Even though the Fall colours had now just turned to fifty shades of grey and brown, the textures and lines were amazing.  The vegetation is so different to what we have here down near the coast, in our rainforest type climate, and I find it fascinating.

Milkweed pods drying up.

These almost look like withered grapes, but as far as I know they are the drooping berry clusters of the Smooth Sumac Rhus Glabra.  This spot must have got hit harder with some freezing weather than others.

I walked down the bank towards the river, and didn't even realized I picked up these travellers.  Thankfully not ticks, but a small flattened burr.  I left them until we were back at the car, and picked them off into the garbage.

Someone doing a little self promotion.  I thought there might be some bird seed in it, but no evidence of any.
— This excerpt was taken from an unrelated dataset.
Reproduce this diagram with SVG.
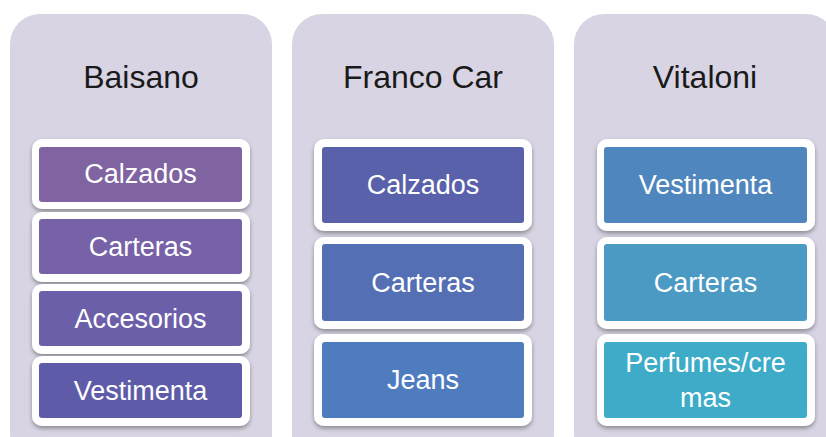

And Luna, dear Luna.....if there is a prickly pear cactus to be found, she will find it! She couldn't move, as she had the cactus stuck to two feet.

The remnants of a wasp nest

A grove of cottonwoods with wood pecker holes

Walking north, south of Road 14

Looking southwest

Looking northwest

The cottonwoods from the other side of the river

I had to look twice at this....and then realized that was the name of the winery at the bottom of the sign.

Looking north

Looking south.  A couple of remnants of summer down there on the bank

Nearly 10 years ago, a small lake behind an crumbling earthen dam, broke free and roared down the creek bed (right in the centre of the picture, at the lowest spot of the foreground hills). It covered the highway and the orchards and roared toward the river.  The grass covered berm right in front of me is some of that mud and rock debris piled up.  There is really now no evidence that it ever happened, unless you know what to look for.

Well the close branch and the black berries were supposed to be in focus, not the other way around.  The silver foliage in the background was lovely though.  I don't know what kind of tree it was, but made me think of olives...

We had to wonder why these apples had been left.  If there hadn't been an 8' fence between us and them, we would have had a sample.